Sí, de eso se trata: de vivir con los pies bien puestos sobre la Tierra, y trabajar incansablemente por el Cielo prometido. Muy lejos de nosotros, católicos, buscar la religión como opio; según la despreciativa frase marxista. En ella, en su Divino Fundador, vivimos, nos movemos, y existimos (Hch 17, 28); y con la mirada puesta en la Ciudad definitiva, construimos la ciudad terrena, en clave de eternidad. Y lo hacemos como si estuviésemos llamados a vivir para siempre, aquí abajo; con la seguridad de que, en definitiva, este tiempo fugaz es el trampolín para la morada definitiva. Y, para ello, conforme a lo que nos pide el Señor, nos valemos de 25 peldaños: los Diez Mandamientos, las Ocho Bienaventuranzas, y los Siete Sacramentos. Nada, entonces, de novedades; ni de «actualizaciones», que puedan averiar, y hasta destruir, la escala de santidad, hacia el Señor de los Ejércitos. Porque, en definitiva, la gran Actualización permanente es la del Santo Sacrificio de la Misa; que actualiza, trae al presente, la Muerte y Resurrección de Jesucristo. No hay mayor oportunidad, «para estar al día»; que, confesados, y con las debidas disposiciones, ir a Misa, y comulgar. Lo que venga después solo podrá continuar el Calvario, y el Domingo de Pascua.
«Dios quiera, querido amigo desconocido –me dije- que puedas descubrir, y gustar ya desde ahora esa Otra Vida; la verdadera, la que no conoce dolor ni ocaso. La que, magistralmente, es definida por el Apocalipsis como la morada de Dios entre los hombres: el habitará con ellos, ellos serán su pueblo, y el mismo Dios estará con ellos. Él secará todas sus lágrimas, y no habrá más muerte, ni pena, ni queja, ni dolor, porque todo lo de antes pasó (Ap 21, 3-4)» Por cierto, esa vida no se piensa; ya puede tocarse, y vivirse anticipadamente, en esta vida pasajera, con el auxilio de la Gracia; con la fuerza de los Sacramentos, y con la militancia en la Iglesia. Aquí pregustamos el manjar definitivo; y, mientras dura este «embarazo terrenal», vamos palpando, con impar asombro, lo que disfrutaremos para siempre, luego del definitivo parto…

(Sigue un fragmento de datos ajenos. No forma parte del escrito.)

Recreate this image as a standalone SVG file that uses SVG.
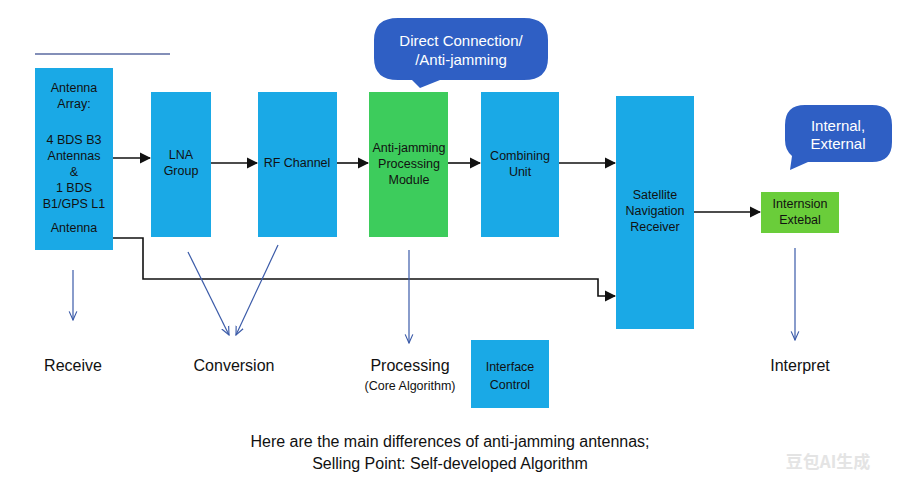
<svg xmlns="http://www.w3.org/2000/svg" width="900" height="495" viewBox="0 0 900 495">
<style>
text{font-family:"Liberation Sans",Arial,sans-serif;fill:#111}
.b{fill:#1aa9e6}
.t{font-size:12.5px;text-anchor:middle}
.l{font-size:16px;text-anchor:middle}
.w{fill:#fff;font-size:15px;text-anchor:middle}
.c line,.c path,.c polyline{stroke:#111;stroke-width:1.6;fill:none}
.d line{stroke:#3a5aa8;stroke-width:1.2}
</style>
<defs>
<marker id="a" viewBox="0 0 10 10" refX="9" refY="5" markerWidth="7" markerHeight="7" orient="auto"><path d="M0,0L10,5L0,10z" fill="#111"/></marker>
<marker id="s" viewBox="0 0 10 10" refX="9" refY="5" markerWidth="8" markerHeight="8" orient="auto"><path d="M0,1L9,5L0,9" fill="none" stroke="#3a5aa8" stroke-width="1.2"/></marker>
</defs>
<rect width="900" height="495" fill="#fff"/>
<line x1="35" y1="54" x2="170" y2="54" stroke="#5a6aa0" stroke-width="1.5"/>
<g id="antenna"><rect class="b" x="35" y="68" width="78" height="182"/>
<text class="t"><tspan x="74" y="92">Antenna</tspan><tspan x="74" y="108">Array:</tspan><tspan x="74" y="144">4 BDS B3</tspan><tspan x="74" y="160">Antennas</tspan><tspan x="74" y="176">&amp;</tspan><tspan x="74" y="192">1 BDS</tspan><tspan x="74" y="208">B1/GPS L1</tspan><tspan x="74" y="232">Antenna</tspan></text></g>
<g id="lna"><rect class="b" x="151" y="92" width="60" height="145"/><text class="t"><tspan x="181" y="159">LNA</tspan><tspan x="181" y="175">Group</tspan></text></g>
<g id="rf"><rect class="b" x="258" y="92" width="79" height="145"/><text class="t" x="297" y="167">RF Channel</text></g>
<g id="aj"><rect fill="#3dcc5c" x="369" y="92" width="79" height="145"/><text class="t" font-size="12"><tspan x="409" y="152">Anti-jamming</tspan><tspan x="409" y="168">Processing</tspan><tspan x="409" y="184">Module</tspan></text></g>
<g id="comb"><rect class="b" x="481" y="92" width="78" height="145"/><text class="t"><tspan x="520" y="160">Combining</tspan><tspan x="520" y="176">Unit</tspan></text></g>
<g id="sat"><rect class="b" x="616" y="96" width="78" height="233"/><text class="t"><tspan x="655" y="199">Satellite</tspan><tspan x="655" y="215">Navigation</tspan><tspan x="655" y="231">Receiver</tspan></text></g>
<g id="ext"><rect fill="#6acd3a" x="761" y="192" width="78" height="41"/><text class="t" fill="#333" font-size="12"><tspan x="800" y="208">Internsion</tspan><tspan x="800" y="224">Extebal</tspan></text></g>
<g id="iface"><rect class="b" x="471" y="340" width="78" height="68"/><text class="t" font-size="14"><tspan x="510" y="371">Interface</tspan><tspan x="510" y="389">Control</tspan></text></g>
<g id="callout1"><path d="M398,18H524Q548,18 548,40V58Q548,80 524,80H440L420,88L412,80H398Q374,80 374,58V40Q374,18 398,18z" fill="#2f5fc4"/><text class="w"><tspan x="461" y="46">Direct Connection/</tspan><tspan x="461" y="65">/Anti-jamming</tspan></text></g>
<g id="callout2"><path d="M805,105H872Q892,105 892,125V142Q892,162 872,162H808L790,170L792,156Q785,150 785,140V125Q785,105 805,105z" fill="#2f5fc4"/><text class="w"><tspan x="838" y="131">Internal,</tspan><tspan x="838" y="149">External</tspan></text></g>
<g class="c">
<line x1="113" y1="158" x2="150" y2="158" marker-end="url(#a)"/>
<line x1="211" y1="163" x2="257" y2="163" marker-end="url(#a)"/>
<line x1="337" y1="163" x2="368" y2="163" marker-end="url(#a)"/>
<line x1="448" y1="163" x2="480" y2="163" marker-end="url(#a)"/>
<line x1="559" y1="163" x2="615" y2="163" marker-end="url(#a)"/>
<line x1="694" y1="212" x2="760" y2="212" marker-end="url(#a)"/>
<polyline points="113,238 143,238 143,279 598,279 598,296 615,296" marker-end="url(#a)"/>
</g>
<g class="d">
<line x1="73" y1="270" x2="73" y2="320" marker-end="url(#s)"/>
<line x1="188" y1="252" x2="229" y2="335" marker-end="url(#s)"/>
<line x1="278" y1="245" x2="236" y2="335" marker-end="url(#s)"/>
<line x1="409" y1="250" x2="409" y2="343" marker-end="url(#s)"/>
<line x1="795" y1="248" x2="795" y2="340" marker-end="url(#s)"/>
</g>
<text class="l" x="73" y="371">Receive</text>
<text class="l" x="234" y="371">Conversion</text>
<text class="l" x="410" y="371">Processing</text>
<text class="t" font-size="13" x="410" y="390">(Core Algorithm)</text>
<text class="l" x="800" y="371">Interpret</text>
<text class="l" x="450" y="447">Here are the main differences of anti-jamming antennas;</text>
<text class="l" x="450" y="469">Selling Point: Self-developed Algorithm</text>
<text x="828" y="468" font-size="17" text-anchor="middle" style="fill:#e4e4e4;font-family:'Noto Sans CJK SC',sans-serif;font-weight:bold">豆包AI生成</text>
</svg>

Mi querido padre, Leoncio, en un bello poema, publicado en su libro póstumo «Autorretrato de un hombre común» (Rosario. 1988), escribía: No mires en la vida la materia pura, pues todo es putrefacto si no es espiritual. Es todo corrompido, vejado de amargura, lo que no tuvo nunca ni un punto de ideal. Es probable que nuestro errante escritor callejero, sea uno más de lo que viven esclavizados por su aparentemente incorregible vida. Y por el fatídico «no se puede hacer nada», ante las injusticias. Muy a cuento, vienen aquellas sabias palabras de Nicolás Berdiaeff: El problema social es también el de la creación de un alma nueva humana que no puede elaborarse mecánicamente. Es imposible crear un reino del trabajo sin que la mentalidad espiritual se transforme con respecto a este último. El problema social de nuestra época es, por último, un problema histórico – filosófico; se compone de un elemento esjatológico, de un juicio severísimo de nuestra civilización y de una condena severa del viejo mundo (El Cristianismo y la lucha de clases. Colección «Austral» Espasa – Calpe Argentina. Buenos Aires. 1946. Pág. 63).
Todo muy bien, padre. Pero, estamos en días de definiciones, y no me dijo a quién va a elegir. A Jesucristo, querido hijo; como cada día, como todas las mañanas. Solo desde Él –y no sin Él, y mucho menos, contra Él- podremos construir un país cristiano, y un mundo habitable. Se trata, entonces, de ser parte de la solución, y no del problema. Y de no imaginar vidas imposibles; sino de vivir la que tenemos –y, sobre todo, la que nos aguarda-, con la esperanza que no defrauda (cf. Rm 5, 5).
Pater Christian Viña
La Plata, martes 17 de octubre de 2023.
San Ignacio de Antioquía, obispo y mártir.